There aren’t a lot of opportunities to add really special plants to established gardens. Special plants require very specific placement so they can be seen and appreciated, and surrounded by a cast of supporting characters that don’t threaten to try to upstage the star.
When I finally decided in fall to attempt a rescue mission on a declining dwarf Japanese maple I created either a problem or an opportunity. That tree (Acer palmatum dissectum ‘Orangeola’) was in one of the most noticeable spots in the garden, off the patio and at the turn from the well trodden path to the deck and back door.
One of my winter tasks is finding a new tree, shrub or plant for that area, so I’ve been amassing a list of small to moderate trees and shrubs that might be special enough to carry a focal point in a garden.
This is one of the smallest flowering dogwoods, slowly growing to just 8 feet tall and 6 feet wide. With careful pruning you could restrain the growth further.
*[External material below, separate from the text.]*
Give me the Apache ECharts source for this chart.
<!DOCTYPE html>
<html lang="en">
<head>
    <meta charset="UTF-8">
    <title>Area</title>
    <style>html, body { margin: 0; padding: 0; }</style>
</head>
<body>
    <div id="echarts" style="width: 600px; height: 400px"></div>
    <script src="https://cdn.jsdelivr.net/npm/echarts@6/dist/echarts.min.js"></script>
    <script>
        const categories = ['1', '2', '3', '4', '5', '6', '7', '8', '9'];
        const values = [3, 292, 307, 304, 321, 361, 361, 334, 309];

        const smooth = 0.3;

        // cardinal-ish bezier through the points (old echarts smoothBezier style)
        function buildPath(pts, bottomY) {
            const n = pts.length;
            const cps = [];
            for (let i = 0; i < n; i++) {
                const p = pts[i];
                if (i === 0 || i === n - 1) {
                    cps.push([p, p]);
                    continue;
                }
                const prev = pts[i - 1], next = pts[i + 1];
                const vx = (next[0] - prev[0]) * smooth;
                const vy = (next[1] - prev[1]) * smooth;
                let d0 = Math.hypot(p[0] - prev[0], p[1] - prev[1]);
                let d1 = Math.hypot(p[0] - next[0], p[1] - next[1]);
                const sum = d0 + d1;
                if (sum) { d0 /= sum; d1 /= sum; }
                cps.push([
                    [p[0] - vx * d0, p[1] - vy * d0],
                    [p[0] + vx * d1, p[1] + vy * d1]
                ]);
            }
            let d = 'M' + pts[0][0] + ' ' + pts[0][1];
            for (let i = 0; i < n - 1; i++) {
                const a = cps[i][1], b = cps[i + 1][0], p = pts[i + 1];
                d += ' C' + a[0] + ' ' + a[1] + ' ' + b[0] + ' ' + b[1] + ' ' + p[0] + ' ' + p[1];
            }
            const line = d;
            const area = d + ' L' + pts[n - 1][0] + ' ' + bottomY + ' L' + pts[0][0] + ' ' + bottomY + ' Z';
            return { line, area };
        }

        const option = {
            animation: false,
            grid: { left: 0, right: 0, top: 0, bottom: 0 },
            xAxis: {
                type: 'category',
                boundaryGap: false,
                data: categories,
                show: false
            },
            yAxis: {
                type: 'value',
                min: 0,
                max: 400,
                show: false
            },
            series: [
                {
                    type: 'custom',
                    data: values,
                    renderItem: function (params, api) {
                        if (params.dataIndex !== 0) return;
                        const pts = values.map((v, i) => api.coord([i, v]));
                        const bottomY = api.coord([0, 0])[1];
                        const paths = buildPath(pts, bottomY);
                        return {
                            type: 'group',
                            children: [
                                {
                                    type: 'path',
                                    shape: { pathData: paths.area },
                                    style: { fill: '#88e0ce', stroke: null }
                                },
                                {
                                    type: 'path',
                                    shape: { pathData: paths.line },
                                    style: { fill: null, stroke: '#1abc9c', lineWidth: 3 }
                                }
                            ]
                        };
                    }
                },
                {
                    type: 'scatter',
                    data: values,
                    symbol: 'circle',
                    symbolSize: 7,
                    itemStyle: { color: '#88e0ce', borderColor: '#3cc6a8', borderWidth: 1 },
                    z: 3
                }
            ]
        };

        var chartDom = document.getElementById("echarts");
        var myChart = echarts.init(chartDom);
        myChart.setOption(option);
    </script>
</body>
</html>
I consider this to have four-season interest, with white flowers in spring, red fruit in summer, burgundy fall color and an interesting shape for winter.
If you’re into dogwoods, another to consider is Cornus kousa ‘Akatsuki’, a stunning variegated variety with pink flowers that grows a bit taller and narrower than ‘Little Poncho’.
There are so many wonderful hardy magnolias that are on the smaller side now, and this one just jumps out as an excellent one. Eight to 10 feet wide and 5 to 7 feet wide in a decade or so, ‘Lady Woodsman’ has stunning green, lavender and ivory flowers and it’s hardy down to zone 4.
The show with magnolias is in spring, when they will blow anything else in your yard out of the water, but after that it’s pretty much just green leaves. You can’t have it all! Unless you end up at a nursery that specializes in magnolias or you’re willing to order a smaller tree online, you’re probably better off being a little open minded on varieties. Just make sure to check the size information before you buy.
Beware: One you go down the Ginkgo rabbit hole you rarely emerge without owning several. They are such cool plants. I’m picking ‘Gnome’ as a choice here because I happen to have it and love it (and judging by what I’ve read online, I’m not alone), but there are many wonderful small varieties.
‘Gnome’ gets to be about 4 feet tall and maybe 3 feet wide, but it’s densely branched, so it gets sort of a puffy look (like a perfect cloud, but green and leafy … or something like that). It is fascinating in spring, when the buds swell like little peas on branches, followed by a great show of foliage. In fall it turns gold and then, just when you notice how pretty it is, it will drop its leaves in a matter of minutes. It happens so quickly that I’ve never seen it happen, just seen the aftermath.
If you’re looking for something flashier, check out some of the variegated varieties including the rather stunning ‘White Lightning’.
I’m cheating a little bit by not being more specific, but there are so many amazing dwarf evergreens that would make wonderful focal points in the garden that it would be impossible for me to choose one that would work in a wide range of gardens.
Look for interesting forms, variegated foliage, great cones or even oddities like the curly needles of Pinus strobus ‘Tiny Kurls’, above.
The only note of caution with evergreens is that when you see the size on the label, that’s usually a size when they are 10 years old, but they keep growing after that. And unlike many of the other trees on this list, you can’t really prune them (attractively, at least).
Oh the irony. This post was inspired by my search for a new focal point plant for a special spot in my garden since I had to move the ‘Orangeola’ Japanese maple and I’m about to tell you to consider Japanese maples for the same type of situation.
The fact is that a lot of maples make amazing focal points, and will be particularly good in locations with more shade than many of the other options here will like. Since the idea is to have something really special, look for something a little different in form or color than you can see in every other yard.
Acer palmatum ‘Kuro Hime’ has two flushes of leaves in an array of colors all tightly packed on a diminutive tree. Weeping trees are always eye-catching in a garden and if you like that form, a weeping Japanese maple such as Acer palmatum ‘Shu Shidare’ would be truly special.
Opportunities to plant really special plants don’t come along often. Take your time and pick the right one, and maybe even plan to spend a little more than you normally would, and enjoy it for years to come.